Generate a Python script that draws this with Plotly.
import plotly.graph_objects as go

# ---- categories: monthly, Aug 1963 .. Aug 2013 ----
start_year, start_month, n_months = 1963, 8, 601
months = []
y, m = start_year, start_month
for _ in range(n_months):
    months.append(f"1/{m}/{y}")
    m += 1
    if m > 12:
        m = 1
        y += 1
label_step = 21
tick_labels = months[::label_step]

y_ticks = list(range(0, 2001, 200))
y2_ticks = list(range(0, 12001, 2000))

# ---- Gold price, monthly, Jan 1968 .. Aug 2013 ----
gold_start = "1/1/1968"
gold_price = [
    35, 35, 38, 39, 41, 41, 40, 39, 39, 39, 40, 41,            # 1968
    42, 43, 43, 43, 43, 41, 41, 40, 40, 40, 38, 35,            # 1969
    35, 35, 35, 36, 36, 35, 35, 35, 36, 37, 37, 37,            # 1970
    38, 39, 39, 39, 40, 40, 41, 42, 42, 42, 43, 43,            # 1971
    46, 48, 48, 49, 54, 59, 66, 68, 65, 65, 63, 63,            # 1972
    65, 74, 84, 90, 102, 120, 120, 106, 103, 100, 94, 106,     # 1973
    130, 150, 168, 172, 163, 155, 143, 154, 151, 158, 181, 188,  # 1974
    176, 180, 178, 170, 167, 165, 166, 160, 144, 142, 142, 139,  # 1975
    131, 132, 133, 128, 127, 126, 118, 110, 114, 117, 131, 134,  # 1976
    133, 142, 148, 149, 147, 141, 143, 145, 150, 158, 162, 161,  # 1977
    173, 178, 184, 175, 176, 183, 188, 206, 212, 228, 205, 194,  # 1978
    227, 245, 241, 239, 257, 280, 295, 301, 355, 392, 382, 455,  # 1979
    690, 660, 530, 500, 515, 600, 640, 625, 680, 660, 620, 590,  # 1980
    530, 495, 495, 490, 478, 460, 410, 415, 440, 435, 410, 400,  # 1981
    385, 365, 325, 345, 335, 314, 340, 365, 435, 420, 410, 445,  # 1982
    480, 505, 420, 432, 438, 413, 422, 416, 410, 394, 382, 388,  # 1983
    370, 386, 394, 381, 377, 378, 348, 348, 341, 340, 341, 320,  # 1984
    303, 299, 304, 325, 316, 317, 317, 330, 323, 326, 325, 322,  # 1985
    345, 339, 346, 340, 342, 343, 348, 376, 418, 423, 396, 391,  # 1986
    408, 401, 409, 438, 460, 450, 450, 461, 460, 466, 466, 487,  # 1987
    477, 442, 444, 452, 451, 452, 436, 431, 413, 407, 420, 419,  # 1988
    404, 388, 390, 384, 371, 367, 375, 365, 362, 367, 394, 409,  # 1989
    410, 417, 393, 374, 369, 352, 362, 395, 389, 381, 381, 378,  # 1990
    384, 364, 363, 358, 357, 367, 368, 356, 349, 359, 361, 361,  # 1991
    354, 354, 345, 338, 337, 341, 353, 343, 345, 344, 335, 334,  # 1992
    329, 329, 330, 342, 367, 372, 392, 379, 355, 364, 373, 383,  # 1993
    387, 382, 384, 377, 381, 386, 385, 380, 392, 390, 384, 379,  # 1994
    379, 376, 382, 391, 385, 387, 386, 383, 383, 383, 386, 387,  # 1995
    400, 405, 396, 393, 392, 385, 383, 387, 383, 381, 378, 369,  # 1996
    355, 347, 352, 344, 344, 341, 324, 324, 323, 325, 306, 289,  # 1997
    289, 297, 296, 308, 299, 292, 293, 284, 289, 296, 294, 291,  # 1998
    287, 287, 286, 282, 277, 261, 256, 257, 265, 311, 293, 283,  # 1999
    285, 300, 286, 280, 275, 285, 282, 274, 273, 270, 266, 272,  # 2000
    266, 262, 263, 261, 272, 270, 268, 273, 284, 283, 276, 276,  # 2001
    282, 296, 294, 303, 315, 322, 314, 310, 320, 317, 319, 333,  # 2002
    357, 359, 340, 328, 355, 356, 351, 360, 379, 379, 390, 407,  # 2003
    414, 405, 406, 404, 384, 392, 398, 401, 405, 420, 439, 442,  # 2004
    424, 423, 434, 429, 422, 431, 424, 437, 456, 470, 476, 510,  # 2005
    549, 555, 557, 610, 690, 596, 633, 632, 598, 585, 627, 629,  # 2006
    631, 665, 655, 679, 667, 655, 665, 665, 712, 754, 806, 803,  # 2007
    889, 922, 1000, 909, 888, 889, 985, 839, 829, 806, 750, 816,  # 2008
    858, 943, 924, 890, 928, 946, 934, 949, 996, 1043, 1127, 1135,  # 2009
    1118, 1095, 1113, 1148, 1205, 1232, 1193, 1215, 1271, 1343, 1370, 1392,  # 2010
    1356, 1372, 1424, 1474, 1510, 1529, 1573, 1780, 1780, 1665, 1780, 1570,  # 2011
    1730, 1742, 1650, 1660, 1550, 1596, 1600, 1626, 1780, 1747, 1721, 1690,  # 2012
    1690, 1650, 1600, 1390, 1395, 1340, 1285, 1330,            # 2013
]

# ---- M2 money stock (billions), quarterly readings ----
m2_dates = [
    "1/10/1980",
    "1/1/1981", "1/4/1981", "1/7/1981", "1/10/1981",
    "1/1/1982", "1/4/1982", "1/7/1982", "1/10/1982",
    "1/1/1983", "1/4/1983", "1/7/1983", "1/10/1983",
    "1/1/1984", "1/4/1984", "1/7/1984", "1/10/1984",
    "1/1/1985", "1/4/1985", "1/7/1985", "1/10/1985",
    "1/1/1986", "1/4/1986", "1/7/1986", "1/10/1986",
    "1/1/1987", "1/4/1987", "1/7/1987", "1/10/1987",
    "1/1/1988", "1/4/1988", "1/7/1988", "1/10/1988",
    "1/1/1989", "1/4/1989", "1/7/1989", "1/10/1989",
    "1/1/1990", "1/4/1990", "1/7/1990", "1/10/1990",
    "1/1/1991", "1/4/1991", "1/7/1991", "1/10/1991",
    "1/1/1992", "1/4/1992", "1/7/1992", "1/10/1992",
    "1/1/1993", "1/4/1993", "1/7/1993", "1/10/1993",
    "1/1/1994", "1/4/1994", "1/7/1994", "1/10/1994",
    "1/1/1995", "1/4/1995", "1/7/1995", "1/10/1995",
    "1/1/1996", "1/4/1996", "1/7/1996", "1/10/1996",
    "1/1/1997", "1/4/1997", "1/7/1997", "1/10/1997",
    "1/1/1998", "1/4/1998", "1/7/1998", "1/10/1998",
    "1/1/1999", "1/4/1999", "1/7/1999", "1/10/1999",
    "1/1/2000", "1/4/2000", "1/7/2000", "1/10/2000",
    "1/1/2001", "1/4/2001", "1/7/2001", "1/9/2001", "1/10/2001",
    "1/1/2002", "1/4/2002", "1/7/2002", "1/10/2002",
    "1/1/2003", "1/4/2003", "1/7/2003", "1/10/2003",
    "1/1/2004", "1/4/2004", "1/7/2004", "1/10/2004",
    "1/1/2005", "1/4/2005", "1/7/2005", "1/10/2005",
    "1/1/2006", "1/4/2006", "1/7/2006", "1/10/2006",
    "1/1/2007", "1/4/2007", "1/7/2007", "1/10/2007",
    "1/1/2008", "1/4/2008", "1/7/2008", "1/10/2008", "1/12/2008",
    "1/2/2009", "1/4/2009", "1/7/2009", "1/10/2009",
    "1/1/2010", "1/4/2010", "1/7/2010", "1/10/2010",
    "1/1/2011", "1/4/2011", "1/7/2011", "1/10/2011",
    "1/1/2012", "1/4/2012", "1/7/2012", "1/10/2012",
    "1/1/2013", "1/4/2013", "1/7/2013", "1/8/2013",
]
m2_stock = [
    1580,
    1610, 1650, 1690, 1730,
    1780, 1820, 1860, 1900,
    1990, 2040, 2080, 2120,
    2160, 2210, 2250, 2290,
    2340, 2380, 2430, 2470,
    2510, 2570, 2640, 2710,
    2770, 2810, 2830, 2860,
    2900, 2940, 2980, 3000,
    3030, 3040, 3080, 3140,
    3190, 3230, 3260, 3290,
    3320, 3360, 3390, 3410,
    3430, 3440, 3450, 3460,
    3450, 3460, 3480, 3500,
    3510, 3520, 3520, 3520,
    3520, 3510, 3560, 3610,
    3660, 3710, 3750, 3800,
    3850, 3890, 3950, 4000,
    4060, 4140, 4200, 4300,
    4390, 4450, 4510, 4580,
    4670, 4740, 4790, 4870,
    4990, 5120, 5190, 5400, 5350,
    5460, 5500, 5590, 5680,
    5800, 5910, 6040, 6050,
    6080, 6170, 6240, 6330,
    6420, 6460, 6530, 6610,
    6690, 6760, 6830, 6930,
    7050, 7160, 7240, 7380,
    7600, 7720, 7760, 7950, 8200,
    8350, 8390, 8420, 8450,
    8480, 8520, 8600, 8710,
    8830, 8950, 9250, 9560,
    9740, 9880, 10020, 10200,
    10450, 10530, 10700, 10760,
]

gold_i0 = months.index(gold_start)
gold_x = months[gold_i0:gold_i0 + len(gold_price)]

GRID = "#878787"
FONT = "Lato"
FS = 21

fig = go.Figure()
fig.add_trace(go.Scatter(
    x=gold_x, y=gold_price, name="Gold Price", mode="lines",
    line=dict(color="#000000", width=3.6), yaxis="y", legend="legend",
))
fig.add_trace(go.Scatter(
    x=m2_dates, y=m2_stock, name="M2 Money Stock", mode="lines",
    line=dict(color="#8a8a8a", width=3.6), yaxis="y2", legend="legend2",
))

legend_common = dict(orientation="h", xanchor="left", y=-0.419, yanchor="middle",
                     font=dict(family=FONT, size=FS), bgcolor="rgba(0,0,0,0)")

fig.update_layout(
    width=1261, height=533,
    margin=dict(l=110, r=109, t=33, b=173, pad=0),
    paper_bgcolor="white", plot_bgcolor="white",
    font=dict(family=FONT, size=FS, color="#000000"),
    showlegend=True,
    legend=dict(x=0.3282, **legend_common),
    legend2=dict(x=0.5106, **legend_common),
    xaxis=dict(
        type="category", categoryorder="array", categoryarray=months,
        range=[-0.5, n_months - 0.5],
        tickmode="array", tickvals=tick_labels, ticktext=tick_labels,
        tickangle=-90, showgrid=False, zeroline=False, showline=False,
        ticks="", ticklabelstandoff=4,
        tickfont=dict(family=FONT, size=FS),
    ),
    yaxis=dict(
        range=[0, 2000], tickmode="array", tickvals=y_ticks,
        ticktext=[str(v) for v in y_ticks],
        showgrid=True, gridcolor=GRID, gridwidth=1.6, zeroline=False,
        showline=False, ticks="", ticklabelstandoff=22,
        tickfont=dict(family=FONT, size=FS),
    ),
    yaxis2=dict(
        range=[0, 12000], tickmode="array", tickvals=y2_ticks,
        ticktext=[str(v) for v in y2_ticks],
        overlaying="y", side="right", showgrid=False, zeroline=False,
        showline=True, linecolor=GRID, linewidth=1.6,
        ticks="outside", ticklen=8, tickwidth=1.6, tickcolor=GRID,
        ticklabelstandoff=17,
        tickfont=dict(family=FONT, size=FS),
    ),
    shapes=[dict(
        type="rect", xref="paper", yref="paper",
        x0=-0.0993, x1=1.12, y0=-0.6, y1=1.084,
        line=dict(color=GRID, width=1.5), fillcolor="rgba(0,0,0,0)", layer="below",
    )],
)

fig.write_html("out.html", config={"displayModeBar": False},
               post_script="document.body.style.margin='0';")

==

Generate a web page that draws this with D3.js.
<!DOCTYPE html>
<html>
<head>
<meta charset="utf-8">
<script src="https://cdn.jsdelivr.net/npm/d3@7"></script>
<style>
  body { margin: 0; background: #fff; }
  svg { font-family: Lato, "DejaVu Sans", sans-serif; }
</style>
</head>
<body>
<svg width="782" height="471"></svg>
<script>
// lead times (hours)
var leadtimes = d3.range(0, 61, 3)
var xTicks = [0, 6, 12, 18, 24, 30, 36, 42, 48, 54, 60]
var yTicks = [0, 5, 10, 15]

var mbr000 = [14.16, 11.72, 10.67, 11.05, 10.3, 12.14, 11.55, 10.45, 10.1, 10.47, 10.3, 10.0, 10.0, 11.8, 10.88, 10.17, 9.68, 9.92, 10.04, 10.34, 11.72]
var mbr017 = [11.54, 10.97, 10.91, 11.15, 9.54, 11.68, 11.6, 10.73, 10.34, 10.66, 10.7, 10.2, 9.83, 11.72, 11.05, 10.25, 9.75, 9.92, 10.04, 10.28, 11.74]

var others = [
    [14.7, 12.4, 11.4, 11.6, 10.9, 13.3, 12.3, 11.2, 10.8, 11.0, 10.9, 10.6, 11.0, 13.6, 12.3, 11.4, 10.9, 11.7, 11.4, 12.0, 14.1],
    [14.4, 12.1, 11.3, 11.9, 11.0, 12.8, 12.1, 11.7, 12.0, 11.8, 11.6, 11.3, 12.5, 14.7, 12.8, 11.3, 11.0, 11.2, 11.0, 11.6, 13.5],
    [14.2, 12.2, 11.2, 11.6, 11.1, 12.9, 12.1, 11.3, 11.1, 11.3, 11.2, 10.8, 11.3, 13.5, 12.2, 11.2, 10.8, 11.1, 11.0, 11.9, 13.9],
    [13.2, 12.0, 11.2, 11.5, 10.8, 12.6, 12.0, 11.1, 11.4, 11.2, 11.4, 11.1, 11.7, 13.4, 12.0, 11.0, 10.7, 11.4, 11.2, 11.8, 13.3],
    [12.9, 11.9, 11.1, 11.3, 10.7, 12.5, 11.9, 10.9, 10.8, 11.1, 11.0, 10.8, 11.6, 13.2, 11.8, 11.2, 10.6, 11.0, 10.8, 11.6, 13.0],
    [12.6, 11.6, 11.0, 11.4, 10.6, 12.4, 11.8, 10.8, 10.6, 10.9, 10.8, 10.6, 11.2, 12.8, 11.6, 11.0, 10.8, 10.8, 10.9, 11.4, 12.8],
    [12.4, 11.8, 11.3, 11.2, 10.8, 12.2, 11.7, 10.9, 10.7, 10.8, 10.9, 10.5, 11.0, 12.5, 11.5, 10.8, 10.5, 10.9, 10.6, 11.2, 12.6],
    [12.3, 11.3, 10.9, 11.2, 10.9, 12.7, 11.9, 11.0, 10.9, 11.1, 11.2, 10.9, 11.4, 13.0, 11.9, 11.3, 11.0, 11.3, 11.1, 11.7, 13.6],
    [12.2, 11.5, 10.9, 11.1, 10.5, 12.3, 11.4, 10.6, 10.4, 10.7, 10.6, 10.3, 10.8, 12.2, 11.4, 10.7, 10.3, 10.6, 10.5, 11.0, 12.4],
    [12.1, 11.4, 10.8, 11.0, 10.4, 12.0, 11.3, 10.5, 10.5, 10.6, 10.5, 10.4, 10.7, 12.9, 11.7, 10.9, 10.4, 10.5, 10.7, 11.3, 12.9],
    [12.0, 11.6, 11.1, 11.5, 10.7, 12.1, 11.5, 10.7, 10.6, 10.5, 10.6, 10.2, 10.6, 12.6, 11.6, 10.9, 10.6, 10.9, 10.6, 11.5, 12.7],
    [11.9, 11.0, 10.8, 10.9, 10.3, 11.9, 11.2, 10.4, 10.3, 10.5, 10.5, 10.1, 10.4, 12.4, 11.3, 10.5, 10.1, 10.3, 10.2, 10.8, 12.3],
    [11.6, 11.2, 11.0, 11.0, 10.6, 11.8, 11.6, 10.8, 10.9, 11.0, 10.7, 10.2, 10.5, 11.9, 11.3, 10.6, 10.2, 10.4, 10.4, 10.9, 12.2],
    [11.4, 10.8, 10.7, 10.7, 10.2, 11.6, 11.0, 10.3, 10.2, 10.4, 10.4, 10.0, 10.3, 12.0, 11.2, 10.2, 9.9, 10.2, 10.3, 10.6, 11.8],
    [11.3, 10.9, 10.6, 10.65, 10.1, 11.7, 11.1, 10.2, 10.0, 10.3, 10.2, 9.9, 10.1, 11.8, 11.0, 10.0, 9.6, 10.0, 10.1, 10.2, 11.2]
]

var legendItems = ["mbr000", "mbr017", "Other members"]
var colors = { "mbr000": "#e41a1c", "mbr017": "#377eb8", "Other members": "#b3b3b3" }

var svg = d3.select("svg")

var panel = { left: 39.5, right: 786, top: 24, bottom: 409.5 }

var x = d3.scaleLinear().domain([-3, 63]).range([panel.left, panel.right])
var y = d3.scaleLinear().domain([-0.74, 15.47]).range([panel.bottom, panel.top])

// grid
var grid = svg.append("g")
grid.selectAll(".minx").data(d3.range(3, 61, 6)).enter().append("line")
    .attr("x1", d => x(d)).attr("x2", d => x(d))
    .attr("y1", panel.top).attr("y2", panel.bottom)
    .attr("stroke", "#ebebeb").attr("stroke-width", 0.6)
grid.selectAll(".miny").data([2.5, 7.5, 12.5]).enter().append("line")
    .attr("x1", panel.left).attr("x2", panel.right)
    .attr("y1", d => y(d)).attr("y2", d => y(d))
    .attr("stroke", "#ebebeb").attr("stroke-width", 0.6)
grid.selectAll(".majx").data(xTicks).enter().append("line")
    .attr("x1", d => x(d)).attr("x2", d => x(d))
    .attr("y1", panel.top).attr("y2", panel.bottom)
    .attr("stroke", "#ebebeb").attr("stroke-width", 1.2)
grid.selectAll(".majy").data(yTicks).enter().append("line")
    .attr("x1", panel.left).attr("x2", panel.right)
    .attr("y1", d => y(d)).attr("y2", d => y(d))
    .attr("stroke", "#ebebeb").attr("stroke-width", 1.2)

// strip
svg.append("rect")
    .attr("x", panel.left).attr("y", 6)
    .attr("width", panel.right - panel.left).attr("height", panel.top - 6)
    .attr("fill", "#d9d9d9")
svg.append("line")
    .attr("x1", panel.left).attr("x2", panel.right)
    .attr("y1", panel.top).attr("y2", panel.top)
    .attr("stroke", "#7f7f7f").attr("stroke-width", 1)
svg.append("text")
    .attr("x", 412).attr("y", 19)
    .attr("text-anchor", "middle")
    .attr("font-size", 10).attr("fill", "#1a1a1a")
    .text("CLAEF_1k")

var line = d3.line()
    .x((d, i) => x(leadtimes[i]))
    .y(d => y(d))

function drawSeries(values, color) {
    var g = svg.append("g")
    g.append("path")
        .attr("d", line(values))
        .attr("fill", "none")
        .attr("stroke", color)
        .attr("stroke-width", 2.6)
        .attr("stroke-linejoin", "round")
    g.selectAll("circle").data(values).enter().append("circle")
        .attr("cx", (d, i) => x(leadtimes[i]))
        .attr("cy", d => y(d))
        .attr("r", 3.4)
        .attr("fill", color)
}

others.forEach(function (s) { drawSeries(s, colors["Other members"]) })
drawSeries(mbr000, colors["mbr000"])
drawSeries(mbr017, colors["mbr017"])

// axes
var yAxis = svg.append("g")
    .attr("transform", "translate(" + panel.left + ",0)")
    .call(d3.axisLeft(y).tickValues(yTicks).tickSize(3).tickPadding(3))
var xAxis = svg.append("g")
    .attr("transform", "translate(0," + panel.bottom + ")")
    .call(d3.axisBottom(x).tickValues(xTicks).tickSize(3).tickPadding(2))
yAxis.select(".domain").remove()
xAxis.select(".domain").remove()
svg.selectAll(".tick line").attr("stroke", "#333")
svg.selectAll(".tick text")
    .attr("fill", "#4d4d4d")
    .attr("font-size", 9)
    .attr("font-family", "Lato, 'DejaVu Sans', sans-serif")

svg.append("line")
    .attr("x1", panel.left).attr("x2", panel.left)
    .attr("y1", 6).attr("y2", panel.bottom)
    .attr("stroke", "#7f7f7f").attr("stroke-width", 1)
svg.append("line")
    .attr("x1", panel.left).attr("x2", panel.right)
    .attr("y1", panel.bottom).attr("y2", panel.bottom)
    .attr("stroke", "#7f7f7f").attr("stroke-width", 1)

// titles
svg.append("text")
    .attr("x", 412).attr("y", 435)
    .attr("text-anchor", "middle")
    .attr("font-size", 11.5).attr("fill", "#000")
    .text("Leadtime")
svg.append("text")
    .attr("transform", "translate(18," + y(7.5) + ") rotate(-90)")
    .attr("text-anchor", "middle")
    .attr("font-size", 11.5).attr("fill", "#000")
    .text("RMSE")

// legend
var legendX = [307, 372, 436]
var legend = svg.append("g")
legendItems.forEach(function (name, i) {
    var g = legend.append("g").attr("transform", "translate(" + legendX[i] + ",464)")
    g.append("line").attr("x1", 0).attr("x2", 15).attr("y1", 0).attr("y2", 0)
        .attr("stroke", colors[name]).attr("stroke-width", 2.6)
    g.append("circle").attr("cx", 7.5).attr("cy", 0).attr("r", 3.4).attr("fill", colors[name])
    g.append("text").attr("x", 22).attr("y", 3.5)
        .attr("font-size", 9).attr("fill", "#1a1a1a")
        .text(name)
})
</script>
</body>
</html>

● **Exercise directions**
Identify the lines of the data that contain the word "Generate". Copy each of them.

● **Task output**
Generate a Python script that draws this with Plotly.
Generate a web page that draws this with D3.js.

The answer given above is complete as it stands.